- INFORMATION SHOWN -

◆ ◆ ◆ ◆

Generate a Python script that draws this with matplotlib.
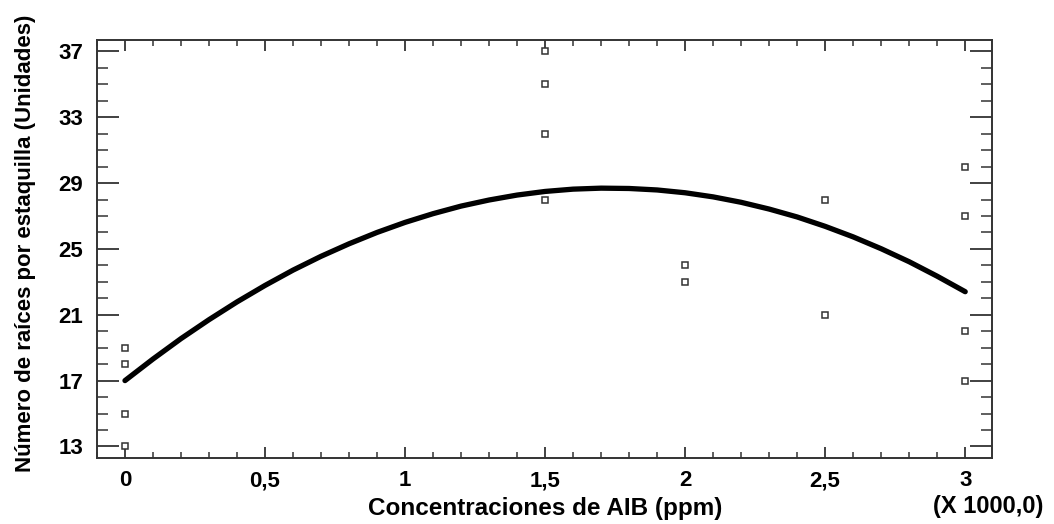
import numpy as np
import matplotlib
matplotlib.use("Agg")
import matplotlib.pyplot as plt
from matplotlib.ticker import MultipleLocator, FuncFormatter

plt.rcParams['font.family'] = ['Liberation Sans', 'DejaVu Sans']
plt.rcParams['font.weight'] = 'bold'

# observed points (x in thousands of ppm)
conc = [0, 0, 0, 0, 1.5, 1.5, 1.5, 1.5, 2, 2, 2.5, 2.5, 3, 3, 3, 3]
raices = [19, 18, 15, 13, 37, 35, 32, 28, 24, 23, 28, 21, 30, 27, 20, 17]

# fitted curve
curva_x = [0, 0.1, 0.2, 0.3, 0.4, 0.5, 0.6, 0.7, 0.8, 0.9, 1.0,
           1.1, 1.2, 1.3, 1.4, 1.5, 1.6, 1.7, 1.8, 1.9, 2.0,
           2.1, 2.2, 2.3, 2.4, 2.5, 2.6, 2.7, 2.8, 2.9, 3.0]
curva_y = [17.00, 18.31, 19.55, 20.70, 21.78, 22.78, 23.71, 24.55, 25.31, 26.00, 26.61,
           27.14, 27.60, 27.97, 28.27, 28.49, 28.63, 28.69, 28.67, 28.58, 28.41,
           28.16, 27.83, 27.42, 26.94, 26.37, 25.73, 25.01, 24.22, 23.34, 22.40]

fig = plt.figure(figsize=(10.54, 5.24), dpi=100)
ax = fig.add_axes([0.092, 0.126, 0.849, 0.798])

ax.plot(curva_x, curva_y, color='black', lw=3.8, solid_capstyle='round', zorder=2)
ax.plot(conc, raices, ls='none', marker='s', ms=5, mfc='white', mec='#333333', mew=1.1, zorder=3)

ax.set_xlim(-0.1, 3.095)
ax.set_ylim(12.3, 37.7)

ax.xaxis.set_major_locator(MultipleLocator(0.5))
ax.xaxis.set_minor_locator(MultipleLocator(0.1))
ax.yaxis.set_minor_locator(MultipleLocator(1))
ax.set_yticks(range(13, 38, 4))

def fmt(v, pos):
    return ('%g' % v).replace('.', ',')
ax.xaxis.set_major_formatter(FuncFormatter(fmt))

ax.tick_params(axis='x', which='major', direction='in', length=8, width=1.3,
               top=True, bottom=True, pad=9, labelsize=16, color='#333333')
ax.tick_params(axis='x', which='minor', direction='in', length=4, width=1.1,
               top=True, bottom=True, color='#333333')
ax.tick_params(axis='y', which='major', direction='in', length=16, width=1.3,
               left=True, right=True, pad=10, labelsize=16, color='#333333')
ax.tick_params(axis='y', which='minor', direction='in', length=8, width=1.1,
               left=True, right=True, color='#333333')
for lab in ax.get_xticklabels() + ax.get_yticklabels():
    lab.set_fontweight('bold')

for sp in ax.spines.values():
    sp.set_linewidth(1.4)
    sp.set_color('#333333')

fig.text(0.517, 0.029, 'Concentraciones de AIB (ppm)', fontsize=17.5, fontweight='bold',
         ha='center', va='center')
fig.text(0.024, 0.536, 'Número de raíces por estaquilla (Unidades)', fontsize=16,
         fontweight='bold', rotation=90, ha='center', va='center')
fig.text(0.938, 0.033, '(X 1000,0)', fontsize=17, fontweight='bold', ha='center', va='center')

fig.savefig('out.png', dpi=100)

◆ ◆ ◆ ◆

From the top of the listing above, repeat each line exactly until you reach the line containing "27, 20, 17]", and repeat that one too. Leave the pictures out.

- ANSWER FOR THE TASK -
Generate a Python script that draws this with matplotlib.
import numpy as np
import matplotlib
matplotlib.use("Agg")
import matplotlib.pyplot as plt
from matplotlib.ticker import MultipleLocator, FuncFormatter

plt.rcParams['font.family'] = ['Liberation Sans', 'DejaVu Sans']
plt.rcParams['font.weight'] = 'bold'

# observed points (x in thousands of ppm)
conc = [0, 0, 0, 0, 1.5, 1.5, 1.5, 1.5, 2, 2, 2.5, 2.5, 3, 3, 3, 3]
raices = [19, 18, 15, 13, 37, 35, 32, 28, 24, 23, 28, 21, 30, 27, 20, 17]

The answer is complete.